ON BLACK SEMIOTICS & MUSIC


The term “black semiotics” is used here as an unofficial DIY poetic-political diagram of musical signs, sounds, indices and feelings which can be located and/or perceived, simultaneously, in the inner spaces of songs and on the outside in the air.  This gesture shall be understood as a possibility of engaging in new modes of subjectivation and processes of sublimation - as a generative sonic metaphor for speculating on physical, ethereal and sensorial forms in conjunction with a number of pre-industrialized, serialized and capitalized dimensions of) any musical material; obscure, overlooked or popular and also as direct political expressions of resistance in relation to distinct hegemonic sonic scenes and contexts both internally and externally in the world territory.
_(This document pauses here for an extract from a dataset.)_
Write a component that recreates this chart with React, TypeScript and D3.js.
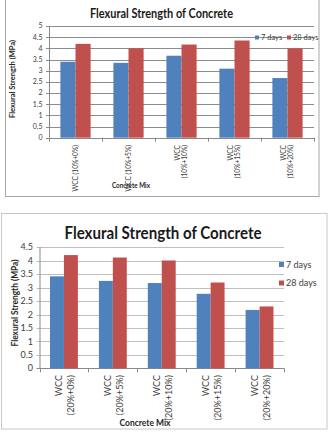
import React from "react";
import * as d3 from "d3";

// mix labels, split into the lines they are drawn on
const mixLabels10 = [
  ["WCC (10%+0%)"],
  ["WCC (10%+5%)"],
  ["WCC", "(10%+10%)"],
  ["WCC", "(10%+15%)"],
  ["WCC", "(10%+20%)"],
];
const mixLabels20 = [
  ["WCC", "(20%+0%)"],
  ["WCC", "(20%+5%)"],
  ["WCC", "(20%+10%)"],
  ["WCC", "(20%+15%)"],
  ["WCC", "(20%+20%)"],
];

// flexural strength, MPa
const days7Mix10 = [3.4, 3.35, 3.67, 3.09, 2.67];
const days28Mix10 = [4.2, 4.0, 4.17, 4.35, 4.0];
const days7Mix20 = [3.42, 3.25, 3.17, 2.77, 2.17];
const days28Mix20 = [4.21, 4.12, 4.01, 3.19, 2.3];

const seriesNames = ["7 days", "28 days"];
const seriesColors = ["#4F81BD", "#C0504D"];

const ticks10 = [0, 0.5, 1, 1.5, 2, 2.5, 3, 3.5, 4, 4.5, 5];
const ticks20 = [0, 0.5, 1, 1.5, 2, 2.5, 3, 3.5, 4, 4.5];

const FONT = "Lato, 'Open Sans', sans-serif";

type PanelProps = {
  labels: string[][];
  a: number[];
  b: number[];
  ticks: number[];
  frame: [number, number, number, number];
  plot: { x0: number; x1: number; y0: number; y1: number };
  title: { x: number; y: number; size: number; width: number };
  tickFont: number;
  tickX: number;
  labelFont: number;
  labelTop: number;
  lineOffsets: number[][];
  yTitle: { x: number; y: number; size: number; width: number };
  xTitle: { x: number; y: number; size: number; width: number };
  legend: "row" | "column";
  legendPos: { x: number; y: number };
  legendFont: number;
  gridColor: string;
  frameColor: string;
};

function Panel(p: PanelProps) {
  const cats = p.labels.map((_, i) => String(i));
  const x = d3
    .scaleBand()
    .domain(cats)
    .range([p.plot.x0, p.plot.x1])
    .paddingInner(0.43)
    .paddingOuter(0.215);
  const sub = d3.scaleBand().domain(["a", "b"]).range([0, x.bandwidth()]);
  const y = d3
    .scaleLinear()
    .domain([0, d3.max(p.ticks) as number])
    .range([p.plot.y1, p.plot.y0]);
  const step = x.step();

  return (
    <g>
      <rect
        x={p.frame[0]}
        y={p.frame[1]}
        width={p.frame[2]}
        height={p.frame[3]}
        fill="#fff"
        stroke={p.frameColor}
        strokeWidth={1}
      />
      <text
        x={p.title.x}
        y={p.title.y}
        textAnchor="middle"
        fontFamily={FONT}
        fontWeight="bold"
        fontSize={p.title.size}
        textLength={p.title.width}
        lengthAdjust="spacingAndGlyphs"
        fill="#1a1a1a"
      >
        Flexural Strength of Concrete
      </text>

      {/* gridlines and y ticks */}
      {p.ticks.map((t) => (
        <g key={t}>
          <line
            x1={p.plot.x0 - 3}
            x2={p.plot.x1}
            y1={Math.round(y(t)) + 0.5}
            y2={Math.round(y(t)) + 0.5}
            stroke={t === 0 ? "#888" : p.gridColor}
          />
          <text
            x={p.tickX}
            y={y(t)}
            dy="0.35em"
            textAnchor="end"
            fontFamily={FONT}
            fontSize={p.tickFont}
            fill="#404040"
          >
            {t}
          </text>
        </g>
      ))}
      <line
        x1={p.plot.x0 + 0.5}
        x2={p.plot.x0 + 0.5}
        y1={y(d3.max(p.ticks) as number)}
        y2={y(0)}
        stroke="#888"
      />
      {d3.range(cats.length + 1).map((i) => (
        <line
          key={i}
          x1={Math.round(p.plot.x0 + i * step) + 0.5}
          x2={Math.round(p.plot.x0 + i * step) + 0.5}
          y1={y(0)}
          y2={y(0) + 4}
          stroke="#888"
        />
      ))}

      {/* bars */}
      {cats.map((c, i) => (
        <g key={c} transform={`translate(${x(c)},0)`}>
          <rect
            x={sub("a")}
            y={y(p.a[i])}
            width={sub.bandwidth()}
            height={y(0) - y(p.a[i])}
            fill={seriesColors[0]}
          />
          <rect
            x={sub("b")}
            y={y(p.b[i])}
            width={sub.bandwidth()}
            height={y(0) - y(p.b[i])}
            fill={seriesColors[1]}
          />
        </g>
      ))}

      {/* category labels */}
      {p.labels.map((lines, i) => {
        const cx = (x(cats[i]) as number) + x.bandwidth() / 2;
        const offs = p.lineOffsets[lines.length - 1];
        return lines.map((ln, j) => (
          <text
            key={`${i}-${j}`}
            transform={`translate(${cx + offs[j]},${p.labelTop}) rotate(-90)`}
            textAnchor="end"
            fontFamily={FONT}
            fontSize={p.labelFont}
            fill="#404040"
          >
            {ln}
          </text>
        ));
      })}

      <text
        x={p.xTitle.x}
        y={p.xTitle.y}
        textAnchor="middle"
        fontFamily={FONT}
        fontWeight="bold"
        fontSize={p.xTitle.size}
        textLength={p.xTitle.width}
        lengthAdjust="spacingAndGlyphs"
        fill="#262626"
      >
        Concrete Mix
      </text>
      <text
        transform={`translate(${p.yTitle.x},${p.yTitle.y}) rotate(-90)`}
        textAnchor="middle"
        fontFamily={FONT}
        fontWeight="bold"
        fontSize={p.yTitle.size}
        textLength={p.yTitle.width}
        lengthAdjust="spacingAndGlyphs"
        fill="#262626"
      >
        Flexural Strength (MPa)
      </text>

      {/* legend */}
      {seriesNames.map((name, i) => {
        const lx =
          p.legend === "row" ? p.legendPos.x + i * 32 : p.legendPos.x;
        const ly =
          p.legend === "row" ? p.legendPos.y : p.legendPos.y + i * 18.5;
        const sq = p.legend === "row" ? 4 : 5;
        return (
          <g key={name}>
            <rect
              x={lx}
              y={ly - sq / 2}
              width={sq}
              height={sq}
              fill={seriesColors[i]}
            />
            <text
              x={lx + sq + 2}
              y={ly}
              dy="0.35em"
              fontFamily={FONT}
              fontSize={p.legendFont}
              fill="#404040"
            >
              {name}
            </text>
          </g>
        );
      })}
    </g>
  );
}

export default function App() {
  return (
    <svg
      width={329}
      height={432}
      style={{ position: "absolute", left: 0, top: 0, background: "#fff" }}
    >
      <Panel
        labels={mixLabels10}
        a={days7Mix10}
        b={days28Mix10}
        ticks={ticks10}
        frame={[5.5, -1, 313.5, 197.5]}
        plot={{ x0: 49, x1: 314, y0: 26, y1: 137.7 }}
        title={{ x: 161.5, y: 17.5, size: 12.5, width: 143 }}
        tickFont={7}
        tickX={42.5}
        labelFont={6.6}
        labelTop={145}
        lineOffsets={[[2.8], [-1.2, 5.6]]}
        yTitle={{ x: 14.5, y: 79, size: 7.5, width: 78 }}
        xTitle={{ x: 131, y: 188, size: 7, width: 38 }}
        legend="row"
        legendPos={{ x: 255, y: 37.5 }}
        legendFont={7.5}
        gridColor="#8c8c8c"
        frameColor="#a6a6a6"
      />
      <Panel
        labels={mixLabels20}
        a={days7Mix20}
        b={days28Mix20}
        ticks={ticks20}
        frame={[1.5, 213.5, 325.5, 215.5]}
        plot={{ x0: 39.5, x1: 284, y0: 247.3, y1: 368.3 }}
        title={{ x: 163, y: 238.5, size: 16.5, width: 197 }}
        tickFont={9}
        tickX={33}
        labelFont={9}
        labelTop={375}
        lineOffsets={[[3], [-1.5, 10]]}
        yTitle={{ x: 17.5, y: 303, size: 8.5, width: 87 }}
        xTitle={{ x: 145, y: 426, size: 8.5, width: 51 }}
        legend="column"
        legendPos={{ x: 279, y: 264.5 }}
        legendFont={9}
        gridColor="#bfbfbf"
        frameColor="#c8c8c8"
      />
    </svg>
  );
}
In this regard, an electronic clap in the syntax of a programmed rhythm pattern in a song, a small sound fragment of a sampled syllable such as “ai”  taken from the  phrase “ai amor” - doubled or duplicated as a sonic unstable interval produced by hitting two different notes on a cheap sampling keyboard - or an entire song as a wave form in a given context or an ‘artist’ in flesh (well-placed or displaced in any territory) or in name (also a group, a collective or an entity) in relation to other artists, groups, collectives and sonic expressions and experiences may be ‘felt’, read and translated inter-semiotically as new components of a sexually-charged reflexive automatic musico-writing improvisation to invent or generate new ramifications, free and rigid associations, and other subjective relations between forms and substances, expressions and contents in a live sonic diagram. Black semiotics, thus, are thought in the context of this essay in terms of perceptible sonic-social relations which are able to act randomly disorganised and inappropriately in the articulation of a black-latino-brown musical reading of the world as supressed voices in other musical contexts. Brazilian post punk, funk carioca and other bossas are part of what we call Black Semiotics.